Baca juga: Tubuhku Bukan Milikku: Moralitas dan Kontrol Perempuan di Indonesia
Bagaimana Menjadi Perempuan?
‘The Subject of Herstory’ juga dilengkapi gelar wicara bersama beberapa seniman tersebut. Di antaranya Putri Taufik, Rahayu Joedawinata, dan Beatrix Hendriani. Dalam diskusi itu, Putri bercerita, karyanya Womb adalah usahanya mendekonstruksi pemaknaan identitas perempuan yang cuma diukur dari rahim mereka. Padahal kata dia, perempuan lebih dari sekadar rahim.
“As if being a woman itu untuk punya anak, untuk menikah, dan juga punya pacar lalu suami itu, diibaratkan like it’s an end goal. Padahal menurutku itu it’s not an end goal. Us, as women, kan bisa punya opsi untuk enggak punya anak, untuk enggak nikah, untuk enggak bawa pacar ke rumah, untuk dikenalin ke keluarga, dan menurutku, it’s something personal aja yang kita punya sebagai manusia. Harusnya kita juga punya opsi yang sama dengan laki-laki” ungkap Putri.
Sementara itu, Rahayu merefleksikan kerapuhannya sebagai ibu dalam goresan cat akrilik di kanvas ukuran 100 cm x 100 cm. Diberi nama ‘Bisik’, karya itu menggambarkan betapa sulitnya bagi perempuan untuk mendefinisikan dirinya sendiri, apalagi saat menjadi ibu.

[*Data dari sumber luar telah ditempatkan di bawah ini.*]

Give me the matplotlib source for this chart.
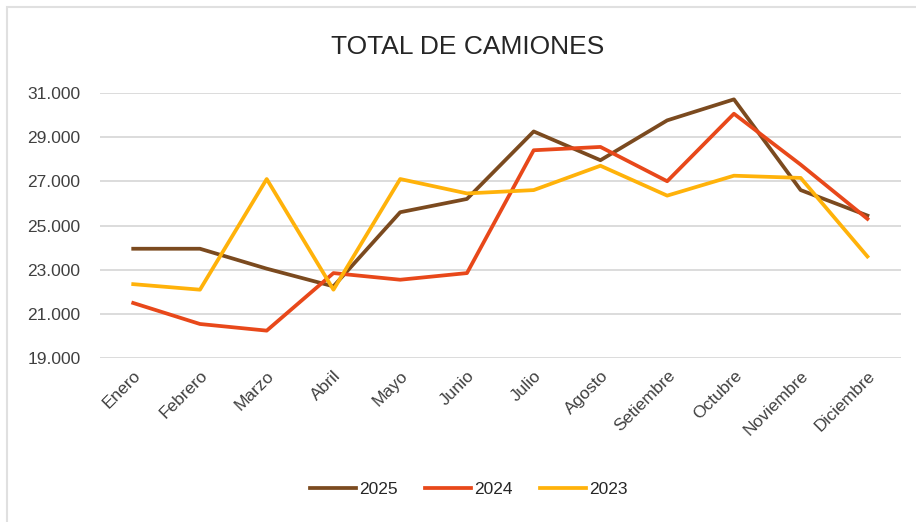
import numpy as np
import matplotlib.pyplot as plt
from matplotlib.patches import Rectangle
from matplotlib.ticker import FuncFormatter

# * Data
meses = ["Enero", "Febrero", "Marzo", "Abril", "Mayo", "Junio", "Julio",
         "Agosto", "Setiembre", "Octubre", "Noviembre", "Diciembre"]
v2025 = [23950, 23950, 23050, 22250, 25600, 26200, 29250, 27950, 29750, 30700, 26600, 25450]
v2024 = [21500, 20550, 20250, 22850, 22550, 22850, 28400, 28550, 27000, 30050, 27750, 25300]
v2023 = [22350, 22100, 27100, 22100, 27100, 26450, 26600, 27700, 26350, 27250, 27150, 23600]
series = [("2025", v2025, "#7B4A1F"), ("2024", v2024, "#E8481A"), ("2023", v2023, "#FFB20A")]

plt.rcParams["font.family"] = "Liberation Sans"

# * Figure
fig = plt.figure(figsize=(9.16, 5.22), dpi=100)
ax = fig.add_axes([0.109, 0.3136, 0.8744, 0.5088])

x = np.arange(len(meses))
for name, vals, col in series:
    ax.plot(x, vals, color=col, lw=2.7, label=name)

ax.set_xlim(-0.5, 11.5)
ax.set_ylim(19000, 31000)
ax.set_yticks(np.arange(19000, 31001, 2000))
ax.yaxis.set_major_formatter(FuncFormatter(lambda v, p: f"{int(v):,}".replace(",", ".")))
ax.grid(axis="y", color="#D9D9D9", lw=1.3)
ax.set_axisbelow(True)
for s in ax.spines.values():
    s.set_visible(False)
ax.tick_params(axis="both", length=0, colors="#404040", labelsize=12.5)
ax.tick_params(axis="y", pad=14)
ax.tick_params(axis="x", pad=7)
ax.set_xticks(x)
ax.set_xticklabels(meses, rotation=45, ha="right", va="top", rotation_mode="anchor")

fig.text(0.51, 0.91, "TOTAL DE CAMIONES", ha="center", va="center", fontsize=19,
         color="#262626")

leg = fig.legend(loc="center", bbox_to_anchor=(0.512, 0.062), ncol=3, frameon=False,
                 handlelength=2.6, handletextpad=0.2, columnspacing=1.6,
                 prop={"size": 12.5})
for t in leg.get_texts():
    t.set_color("#262626")

# chart border (cropped on right and bottom)
fig.patches.append(Rectangle((7 / 916, -0.1), 1.2, 1 - 7 / 522 + 0.1, transform=fig.transFigure,
                             fill=False, edgecolor="#E0E0E0", lw=1.5))

fig.savefig("out.png", dpi=100)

“Bisik ini sebenarnya bercerita tentang curhatan ibu-ibu. Ibu-ibu yang terlalu overthinking. Ibu-ibu yang terpenjara dalam dirinya sendiri” jelas Rahayu saat menceritakan karyanya.
Menurut dia, ada banyak ‘bisikan’ berupa norma-norma sosial yang harus dipatuhi perempuan saat sudah menjadi ibu. Hal ini menjadi berbahaya karena tak jarang itu justru akan membawa perempuan pada kebingungan. Perempuan akhirnya sulit mengaktualisasikan diri sendiri.
“Akhirnya kita jadi ngejudge diri kita sendiri. Jadi, kita enggak bisa maju” ucapnya.
Selain Putri dan Rahayu, Beatrix Hendriani, juga mengutarakan pengalaman personal melalui karya bertajuk ‘Closed/Open’. Itu berangkat dari trauma objektifikasi perempuan yang muncul dari pandangan laki-laki (male gaze).
“Saat SMP, badan Saya mulai berkembang. Sejak itu, saya banyak mengalami catcalling” ucap Beatrix membuka penjelasannya.
Baca juga: Setop Beri Identitas Perempuan dari Siapa Pasangannya
Karya berbentuk tiga dimensi ini merupakan luapan kekesalannya pada pandangan laki-laki yang hanya melihat perempuan sebagai objek. Beatrix juga menyesali perilaku laki-laki yang suka menjadikan tubuh perempuan sebagai bahan bercandaan.
“Saya pikir, apa sih lucunya teman laki-laki mempersoalkan tubuh perempuan? Sebel saya. Padahal baju yang saya pakai juga biasa banget. Cukup menutup tubuh tapi masih aja kadang dapat catcalling,” ucapnya.
Ia membuat karya dari kertas pola yang biasa digunakan untuk membuat baju. Pola itu merepresentasikan pola baju tertutup dengan berbagai macam bentuk tubuh. Di atasnya, ia menambahkan banyak lukisan mata sebagai penggambaran male gaze yang selama ini membelenggu perempuan.
Baca Juga: ‘Election Beats, Voices of Our Generation’: Suarakan Pentingnya Hak Pilih Lewat Musik
“Udah. Jangan jadiin perempuan objek lagi. Kita sudah pakai pakaian tertutup pun masih aja diobjektifikasi,” tutupnya.